After this, a number of graphene nanoribbon structures were discussed. By varying the thicknesses of the nanoribbon, the bandgap can be controlled and thus its electrical properties. These nanoribbons shapes can be altered, from straight to curvy. Furthermore, other atoms can be added to rings within the structure to dope the material.
Feng then examined how to use interface chemistry to make these materials and move them onto other substrates. His group uses a number of techniques within interface chemistry, such as liquid/liquid interfaces, gas/solid interfaces, gas/liquid interfaces, and the Langmuir-Blodgett method. The nature of these interfaces allow for lower temperature reactions, changing the surface roughness of the material, and controlling the materials molecular orientation.
This led to a discussion on 2D supramolecular polymers with metal-dithiolene links. These were created with the Langmuir-Blodgett method, allowing for good control of thickness and the ability to create large sheets of the material that could then be transferred to another desired substrate. The material had desirable mechanical strength, electrical conductivity, and crystallinity. It was also found that in water they can lead to a hydrogen evolution reaction.
Two-dimensional polymers can also be used to make supercapacitors on the microscale, as is the case with PiCBA, a semiconducting 2D polymer. Similar materials can also be magnetic semiconducting through metal-organic frameworks, as happens when PSC monomers are turned into PTC monomers by hydrolyzing the sulfur, and then after coordinating with iron to make the sheets of the material. These networks have good electrical conductivity, are semiconducting, and at low temperatures can go from paramagnetic to ferromagnetic.
The next topic was polyimine-based 2D polymers. Depending on the interface they are created with, the thickness can be varied. These polymers were shown to absorb more light than graphene.
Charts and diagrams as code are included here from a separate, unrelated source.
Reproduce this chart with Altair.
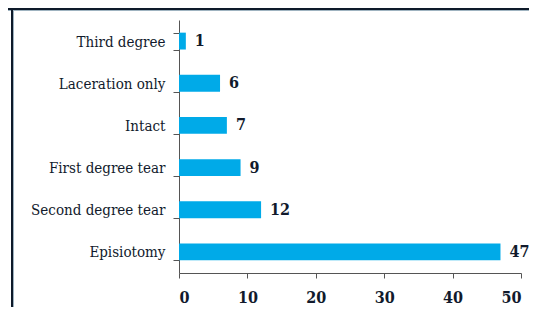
import altair as alt
import pandas as pd

categories = ["Third degree", "Laceration only", "Intact", "First degree tear", "Second degree tear", "Episiotomy"]
values = [1, 6, 7, 9, 12, 47]
x_ticks = [0, 10, 20, 30, 40, 50]

df = pd.DataFrame({"category": categories, "value": values})

FONT = "DejaVu Serif Condensed"
TEXT = "#111a2c"
BAR = "#00AAE8"

base = alt.Chart(df)

y_enc = alt.Y(
    "category:N",
    sort=categories,
    title=None,
    scale=alt.Scale(paddingInner=0.6, paddingOuter=0.3),
    axis=alt.Axis(
        tickBand="extent",
        tickSize=6,
        labelPadding=8,
        labelFont=FONT,
        labelFontSize=15,
        labelColor=TEXT,
        domainColor="#555555",
        tickColor="#555555",
        labelLimit=300,
    ),
)

x_enc = alt.X(
    "value:Q",
    title=None,
    scale=alt.Scale(domain=[0, 50], nice=False),
    axis=alt.Axis(
        values=x_ticks,
        grid=False,
        tickSize=5,
        labelPadding=11,
        labelFont=FONT,
        labelFontSize=16,
        labelFontWeight="bold",
        labelColor=TEXT,
        domainColor="#555555",
        tickColor="#555555",
    ),
)

bars = base.mark_bar(color=BAR).encode(x=x_enc, y=y_enc)

labels = base.mark_text(
    align="left", baseline="middle", dx=9, font=FONT, fontSize=16,
    fontWeight="bold", color=TEXT
).encode(x="value:Q", y=alt.Y("category:N", sort=categories), text="value:Q")

top_border = base.mark_rule(color="#0e1a2a", strokeWidth=2).encode(
    x=alt.value(-171), x2=alt.value(360), y=alt.value(-11)
)
top_border2 = base.mark_rule(color="#9fb3c0", strokeWidth=1).encode(
    x=alt.value(-171), x2=alt.value(360), y=alt.value(-9.5)
)
left_border = base.mark_rule(color="#0e1a2a", strokeWidth=2).encode(
    x=alt.value(-167), y=alt.value(-12), y2=alt.value(300)
)
left_border2 = base.mark_rule(color="#9fb3c0", strokeWidth=1).encode(
    x=alt.value(-165.5), y=alt.value(-9), y2=alt.value(300)
)

chart = alt.layer(bars, labels, top_border, top_border2, left_border, left_border2).properties(
    width=342,
    height=253,
    autosize=alt.AutoSizeParams(type="none"),
    padding={"left": 171, "top": 12, "right": 8, "bottom": 34},
    background="white",
).configure_view(stroke=None)

chart.save("out.html", embed_options={"renderer": "svg", "actions": False})
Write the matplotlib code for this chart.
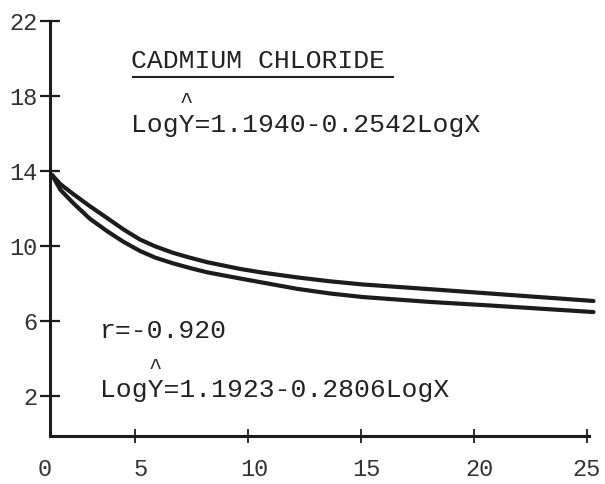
import matplotlib.pyplot as plt
from matplotlib.lines import Line2D
from matplotlib.transforms import ScaledTranslation

# concentration (x) against the two fitted response curves
dose = [1.33, 1.7, 2.26, 3.01, 3.76, 4.5, 5.22, 5.9, 6.68, 7.43, 8.19, 9.65,
        10.66, 12.17, 13.63, 15.09, 18.05, 20.58, 25.3]
upper = [13.79, 13.3, 12.78, 12.12, 11.5, 10.88, 10.35, 9.98, 9.64, 9.38, 9.14, 8.78,
         8.58, 8.33, 8.12, 7.95, 7.7, 7.48, 7.07]
lower = [13.79, 13.0, 12.3, 11.45, 10.8, 10.22, 9.74, 9.38, 9.08, 8.83, 8.6, 8.27,
         8.05, 7.72, 7.47, 7.28, 7.02, 6.84, 6.48]

yticks = [2, 6, 10, 14, 18, 22]
xticks = [5, 10, 15, 20, 25]

title = "CADMIUM CHLORIDE"
eq_upper = "LogY=1.1940-0.2542LogX"
eq_lower = "LogY=1.1923-0.2806LogX"
r_text = "r=-0.920"

ink = "#1c1c1c"
mono = "Liberation Mono"
W, H = 605, 484

fig = plt.figure(figsize=(W / 100, H / 100), dpi=100)
ax = fig.add_axes([50 / W, 1 - 436 / H, (589 - 50) / W, (436 - 21) / H])
ax.set_xlim(1.24, 25.1)
ax.set_ylim(-0.13, 22)

for ys in (upper, lower):
    ax.plot(dose, ys, color=ink, lw=3.0, solid_capstyle="round",
            solid_joinstyle="round", clip_on=False)

for side in ("top", "right"):
    ax.spines[side].set_visible(False)
for side in ("left", "bottom"):
    ax.spines[side].set_linewidth(2.2)
    ax.spines[side].set_color(ink)
    ax.spines[side].set_capstyle("projecting")

ax.set_yticks(yticks)
ax.set_xticks(xticks)
ax.tick_params(axis="y", direction="inout", length=14, width=1.6, pad=2,
               colors=ink, labelcolor="#333", labelsize=17)
ax.tick_params(axis="x", direction="inout", length=10, width=1.3, pad=11,
               colors=ink, labelcolor="#333", labelsize=17)
for lab in ax.get_xticklabels() + ax.get_yticklabels():
    lab.set_family(mono)
# typed numbers sit a little right of their ticks, except the last one
shift = ScaledTranslation(0.06, 0, fig.dpi_scale_trans)
for lab in ax.get_xticklabels()[:-1]:
    lab.set_transform(lab.get_transform() + shift)

# the origin label sits just left of the axis corner
ax.annotate("0", xy=(1.02, 0), xycoords=("data", "axes fraction"),
            xytext=(0, -16), textcoords="offset points", ha="center", va="top",
            family=mono, fontsize=17, color="#333")


def put(s, x, y, size=19, **kw):
    fig.text(x / W, 1 - y / H, s, family=mono, fontsize=size, va="baseline",
             color="#222", **kw)


put(title, 131, 68)
fig.add_artist(Line2D([133 / W, 393 / W], [1 - 77 / H] * 2, color="#222", lw=1.5))
put(eq_upper, 131, 132)
put("^", 186, 108, size=16, ha="center")
put(r_text, 100, 338)
put(eq_lower, 100, 397)
put("^", 155, 374, size=16, ha="center")

fig.savefig("out.png", dpi=100)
When mechanical properties were tested, it was shown that it had a higher Young’s modulus than steel, and could be used for membrane applications.
Feng’s group is also making 2D organic crystals, which has proven quite difficult. Both polyamides and polyimides were made in this fashion, and single crystals were able to be formed.
Concluding his lecture, Feng emphasized the diverse nature of his work pursuing new materials. These materials can be made through many kinds of processes, and have unique properties and shapes.